Although I’m not ordinarily a detail person, I enjoy looking for dead or dying branches and snipping them out. I like looking at the plant’s natural growth pattern and making the most of its God-given shape. Reluctantly, I sometimes crop out healthy branches that cause the bush to be unshapely.
The rose branches that remain after the thinning can be re-trained along the support trellis, making a more beautiful display when they bloom.
Pruning can be a delicate process, requiring surgical-like precision, but it is always a careful, thoughtful one. Writers can identify with this when editing unnecessary words from manuscripts.
Some shrubs need a severe cut-back to rejuvenate them.
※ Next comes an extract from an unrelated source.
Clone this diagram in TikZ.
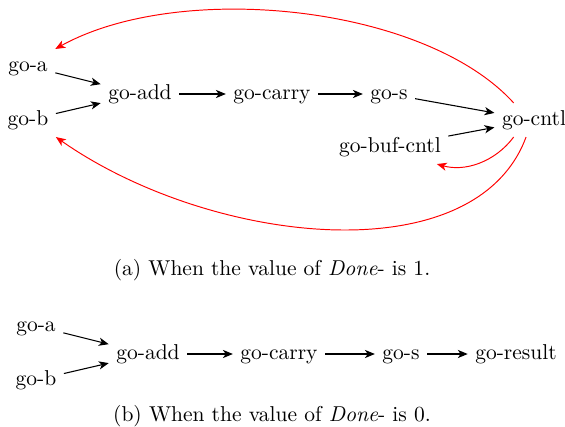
\documentclass[tikz,border=0pt]{standalone}
\usetikzlibrary{arrows.meta}
\begin{document}
\begin{tikzpicture}[x=0.465pt,y=-0.465pt,
  lbl/.style={inner sep=3.33pt, font=\normalsize, text height=6.9pt, text depth=1.9pt},
  captext/.style={inner sep=3.33pt, font=\normalsize},
  flow/.style={-{Stealth[length=4.6pt,width=3.8pt,inset=1.3pt]}, line width=0.5pt, black},
  back/.style={-{Stealth[length=4.6pt,width=3.8pt,inset=1.3pt]}, line width=0.45pt, red}]
\useasboundingbox (0,0) rectangle (565,427);
% (a)
\node[lbl] (a) at (28,66) {go-a};
\node[lbl] (b) at (28,120) {go-b};
\node[lbl] (add) at (140,94) {go-add};
\node[lbl] (carry) at (272,94) {go-carry};
\node[lbl] (s) at (389,94) {go-s};
\node[lbl] (cntl) at (534,120) {go-cntl};
\node[lbl] (buf) at (390,147) {go-buf-cntl};
\node[captext] (capa) at (272,270) {(a) When the value of \textit{Done}- is 1.};
\draw[flow] (a) -- (add);
\draw[flow] (b) -- (add);
\draw[flow] (add) -- (carry);
\draw[flow] (carry) -- (s);
\draw[flow] (s) -- (cntl);
\draw[flow] (buf) -- (cntl);
\draw[back] (cntl.140) .. controls (425,5) and (180,-20) .. (a.north east);
\draw[back] (cntl.-115) .. controls (475,275) and (210,245) .. (b.south east);
\draw[back] (cntl.-140) .. controls (495,162) and (465,172) .. (buf.-20);
% (b)
\node[lbl] (a2) at (36,326) {go-a};
\node[lbl] (b2) at (36,380) {go-b};
\node[lbl] (add2) at (148,354) {go-add};
\node[lbl] (carry2) at (279,354) {go-carry};
\node[lbl] (s2) at (401,354) {go-s};
\node[lbl] (res2) at (516,354) {go-result};
\node[captext] (capb) at (272,416) {(b) When the value of \textit{Done}- is 0.};
\draw[flow] (a2) -- (add2);
\draw[flow] (b2) -- (add2);
\draw[flow] (add2) -- (carry2);
\draw[flow] (carry2) -- (s2);
\draw[flow] (s2) -- (res2);
\end{tikzpicture}
\end{document}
It’s a scary procedure because I don’t want to kill the plant. Nevertheless, they usually come back much healthier because of it.
I’m reminded of the parable Jesus told about the landowner who was disgusted with a fig tree that had been barren for three years. He told his gardener to get rid of it. The wise gardener asked for one more year, saying he could dig around it and fertilize it to see if it might finally produce fruit. If not, then he would chop it down for the owner. (Luke 13:6-9)
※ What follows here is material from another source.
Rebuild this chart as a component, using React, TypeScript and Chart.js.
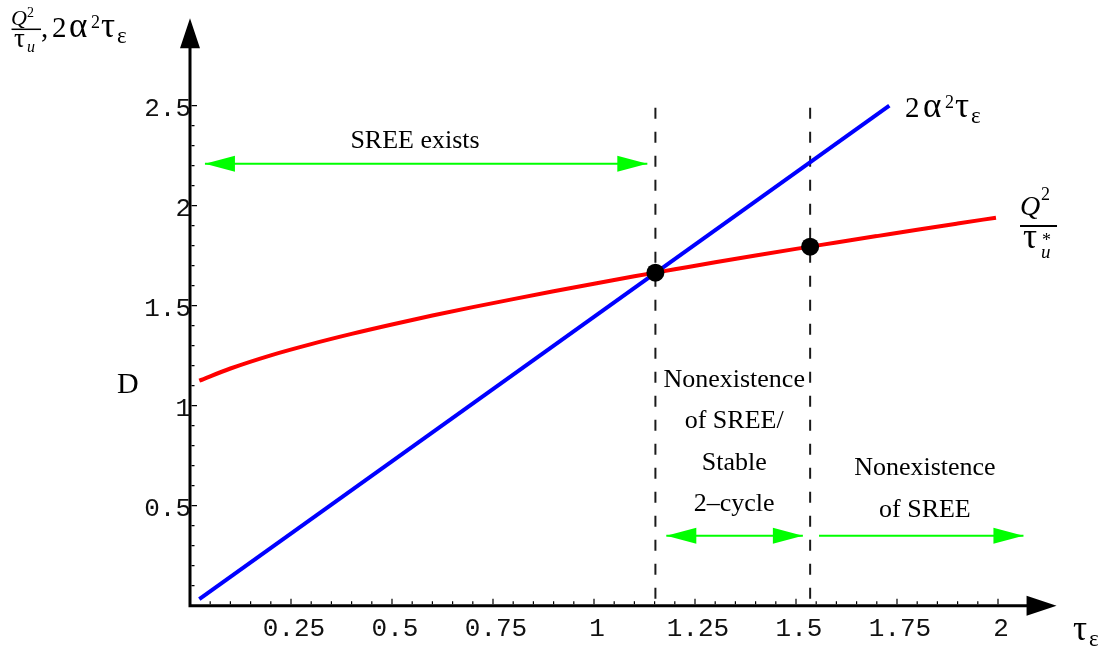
import React, { useEffect, useRef } from "react";
import { Chart, registerables } from "chart.js";

Chart.register(...registerables);

// ---- data ----
const redX = [0.023, 0.1, 0.2, 0.3, 0.4, 0.5, 0.6, 0.7, 0.8, 0.9, 1.0, 1.1, 1.2, 1.3, 1.4, 1.5, 1.6, 1.7, 1.8, 1.9, 1.995];
const redY = [1.125, 1.186, 1.252, 1.308, 1.359, 1.406, 1.451, 1.493, 1.533, 1.572, 1.61, 1.647, 1.682, 1.717, 1.751, 1.784, 1.816, 1.848, 1.88, 1.911, 1.94];
const blueX = [0.023, 1.731];
const blueY = [0.033, 2.5];
const crossX = [1.152, 1.535];
const crossY = [1.665, 1.795];
const dashTop = 2.49;

const arrowY = [2.21, 0.35, 0.35];
const arrowFrom = [0.037, 1.179, 1.557];
const arrowTo = [1.132, 1.517, 2.063];
const arrowBothEnds = [true, true, false];

const xTickValues = [0.25, 0.5, 0.75, 1, 1.25, 1.5, 1.75, 2];
const xTickLabels = ["0.25", "0.5", "0.75", "1", "1.25", "1.5", "1.75", "2"];
const yTickValues = [0.5, 1, 1.5, 2, 2.5];
const yTickLabels = ["0.5", "1", "1.5", "2", "2.5"];
const xMinorStep = 0.05;
const xMinorMax = 2.0;
const yMinorStep = 0.1;
const yMinorMax = 2.5;

const regionTexts = [["SREE exists"], ["Nonexistence", "of SREE/", "Stable", "2\u2013cycle"], ["Nonexistence", "of SREE"]];
const regionX = [0.557, 1.347, 1.819];
const regionY = [2.2885, 1.095, 0.6535];

const X_MIN = 0, X_MAX = 2.15, Y_MIN = 0, Y_MAX = 2.9;
const X_AXIS_TIP = 2.145, Y_AXIS_TIP = 2.937;

const GREEN = "#00ff00";
const SERIF = "'Liberation Serif', 'Times New Roman', serif";
const MONO = "'Liberation Mono', 'Courier New', monospace";

type Seg = [string, string, number, number];

function drawSegs(ctx: CanvasRenderingContext2D, x: number, y: number, segs: Seg[]) {
  ctx.textAlign = "left";
  ctx.textBaseline = "alphabetic";
  for (const [t, f, dx, dy] of segs) {
    ctx.font = f + " " + SERIF;
    ctx.fillText(t, x + dx, y + dy);
  }
}

function head(ctx: CanvasRenderingContext2D, x: number, y: number, dir: number) {
  ctx.beginPath();
  ctx.moveTo(x, y);
  ctx.lineTo(x - dir * 30, y - 8);
  ctx.lineTo(x - dir * 30, y + 8);
  ctx.closePath();
  ctx.fill();
}

const decor = {
  id: "decor",
  afterDatasetsDraw(chart: any) {
    const ctx: CanvasRenderingContext2D = chart.ctx;
    const xs = chart.scales.x;
    const ys = chart.scales.y;
    const px = (v: number) => xs.getPixelForValue(v);
    const py = (v: number) => ys.getPixelForValue(v);
    ctx.save();

    // green arrow heads
    ctx.fillStyle = GREEN;
    arrowY.forEach((y, i) => {
      const yy = py(y);
      head(ctx, px(arrowTo[i]), yy, 1);
      if (arrowBothEnds[i]) head(ctx, px(arrowFrom[i]), yy, -1);
    });

    // axes
    const x0 = px(0), y0 = py(0);
    const xt = px(X_AXIS_TIP), yt = py(Y_AXIS_TIP);
    ctx.strokeStyle = "#000";
    ctx.fillStyle = "#000";
    ctx.lineWidth = 3;
    ctx.lineJoin = "miter";
    ctx.lineCap = "butt";
    ctx.beginPath();
    ctx.moveTo(x0, yt + 28);
    ctx.lineTo(x0, y0);
    ctx.lineTo(xt - 28, y0);
    ctx.stroke();
    ctx.beginPath();
    ctx.moveTo(x0, yt);
    ctx.lineTo(x0 - 10, yt + 30);
    ctx.lineTo(x0 + 10, yt + 30);
    ctx.closePath();
    ctx.fill();
    ctx.beginPath();
    ctx.moveTo(xt, y0);
    ctx.lineTo(xt - 30, y0 - 10);
    ctx.lineTo(xt - 30, y0 + 10);
    ctx.closePath();
    ctx.fill();

    // ticks
    ctx.lineWidth = 1.2;
    ctx.beginPath();
    for (let k = 1; k * xMinorStep <= xMinorMax + 1e-9; k++) {
      const v = k * xMinorStep;
      const major = xTickValues.some((t) => Math.abs(t - v) < 1e-6);
      const x = px(v);
      ctx.moveTo(x, y0 - 1.5);
      ctx.lineTo(x, y0 - (major ? 7 : 4.5));
    }
    for (let k = 1; k * yMinorStep <= yMinorMax + 1e-9; k++) {
      const v = k * yMinorStep;
      const major = yTickValues.some((t) => Math.abs(t - v) < 1e-6);
      const y = py(v);
      ctx.moveTo(x0 + 1.5, y);
      ctx.lineTo(x0 + (major ? 7 : 4.5), y);
    }
    ctx.stroke();

    // tick labels
    ctx.font = "26px " + MONO;
    ctx.fillStyle = "#111";
    ctx.textBaseline = "alphabetic";
    ctx.textAlign = "center";
    xTickValues.forEach((v, i) => {
      ctx.fillText(xTickLabels[i], px(v) + 3, y0 + 30);
    });
    ctx.textAlign = "right";
    yTickValues.forEach((v, i) => {
      ctx.fillText(yTickLabels[i], x0 + 1, py(v) + 10);
    });
    ctx.fillStyle = "#000";

    // region texts
    ctx.font = "26px " + SERIF;
    ctx.textAlign = "center";
    regionTexts.forEach((lines, i) => {
      const x = px(regionX[i]);
      const y = py(regionY[i]);
      lines.forEach((ln, j) => ctx.fillText(ln, x, y + j * 41.5));
    });

    // "D"
    ctx.font = "30px " + SERIF;
    ctx.textAlign = "left";
    ctx.fillText("D", px(-0.1807), py(1.0635));

    // blue curve label 2 α² τ_ε
    drawSegs(ctx, px(1.77), py(2.445), [
      ["2", "29px", 0, 0],
      ["\u03b1", "35px", 18, 0],
      ["2", "18px", 40, -9],
      ["\u03c4", "35px", 50, 0],
      ["\u03b5", "23px", 66, 6],
    ]);

    // red curve label Q² / τ_u*
    const rx = px(2.0545), ry = py(1.8985);
    drawSegs(ctx, rx, ry, [
      ["Q", "italic 28px", 0, -11],
      ["2", "18px", 21, -26],
      ["\u03c4", "35px", 3, 22],
      ["*", "18px", 22, 19.5],
      ["u", "italic 19px", 21, 32],
    ]);
    ctx.lineWidth = 2;
    ctx.beginPath();
    ctx.moveTo(rx, ry);
    ctx.lineTo(rx + 37, ry);
    ctx.stroke();

    // y-axis title  Q²/τ_u , 2 α² τ_ε
    const tx = px(-0.443), ty = py(2.842);
    drawSegs(ctx, tx, ty, [
      ["Q", "italic 22px", 0, -12],
      ["2", "14px", 16, -20],
      ["\u03c4", "27px", 3, 10],
      ["u", "italic 16px", 16, 14.5],
      [",", "29px", 30, 0],
      ["2", "29px", 41, 0],
      ["\u03b1", "35px", 58, 0],
      ["2", "18px", 80, -9],
      ["\u03c4", "35px", 90, 0],
      ["\u03b5", "23px", 106, 6],
    ]);
    ctx.lineWidth = 1.5;
    ctx.beginPath();
    ctx.moveTo(tx + 0.5, ty - 8);
    ctx.lineTo(tx + 30, ty - 8);
    ctx.stroke();

    // x-axis title τ_ε
    drawSegs(ctx, px(2.1856), py(-0.1715), [
      ["\u03c4", "35px", 0, 0],
      ["\u03b5", "23px", 16, 6],
    ]);

    ctx.restore();
  },
};

export default function App() {
  const ref = useRef<HTMLCanvasElement | null>(null);

  useEffect(() => {
    if (!ref.current) return;
    const pts = (xs: number[], ys: number[]) => xs.map((x, i) => ({ x, y: ys[i] }));
    const datasets: any[] = [];

    datasets.push({
      label: "crossings",
      data: pts(crossX, crossY),
      showLine: false,
      pointRadius: 9,
      pointBackgroundColor: "#000",
      pointBorderWidth: 0,
      order: 0,
    });
    datasets.push({
      label: "Q2/tau_u*",
      data: pts(redX, redY),
      showLine: true,
      borderColor: "#ff0000",
      borderWidth: 4,
      pointRadius: 0,
      cubicInterpolationMode: "monotone",
      order: 1,
    });
    datasets.push({
      label: "2 alpha^2 tau",
      data: pts(blueX, blueY),
      showLine: true,
      borderColor: "#0000ff",
      borderWidth: 4,
      pointRadius: 0,
      order: 2,
    });
    crossX.forEach((x, i) => {
      datasets.push({
        label: "dash" + i,
        data: [
          { x, y: dashTop },
          { x, y: 0 },
        ],
        showLine: true,
        borderColor: "#1a1a1a",
        borderWidth: 2,
        borderDash: [11, 13],
        pointRadius: 0,
        order: 3,
      });
    });
    arrowY.forEach((y, i) => {
      datasets.push({
        label: "arrow" + i,
        data: [
          { x: arrowFrom[i], y },
          { x: arrowTo[i], y },
        ],
        showLine: true,
        borderColor: GREEN,
        borderWidth: 2,
        pointRadius: 0,
        order: 4,
      });
    });

    const chart = new Chart(ref.current, {
      type: "scatter",
      data: { datasets },
      options: {
        animation: false,
        responsive: false,
        maintainAspectRatio: false,
        events: [],
        layout: { padding: { left: 190, right: 57.4, top: 25.7, bottom: 44.3 } },
        scales: {
          x: { type: "linear", min: X_MIN, max: X_MAX, display: false },
          y: { type: "linear", min: Y_MIN, max: Y_MAX, display: false },
        },
        plugins: { legend: { display: false }, tooltip: { enabled: false } },
        elements: { line: { borderCapStyle: "butt" } },
      } as any,
      plugins: [decor],
    });
    return () => chart.destroy();
  }, []);

  return (
    <div style={{ position: "fixed", left: 0, top: 0, width: 1116, height: 650, background: "#fff" }}>
      <canvas ref={ref} width={1116} height={650} style={{ width: 1116, height: 650, display: "block" }} />
    </div>
  );
}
Jesus said, “Every branch in Me that does not bear fruit He takes away, and every branch that bears fruit He prunes, that it may bear more fruit.” (John 15:2 ESV)
Despite how that sounds, our Gardener is merciful, forgiving, and does what is best for us. Like pruning a vine or shrub, the Lord prunes his children of deadwood and unnecessary things in our lives that sap our strength, preventing us from being productive for Him. Every branch can’t be salvaged. It is one of the ways he disciplines us.
Remember, discipline doesn’t have to mean punishment. It is for teaching or training like the roses are trained to grow along a trellis.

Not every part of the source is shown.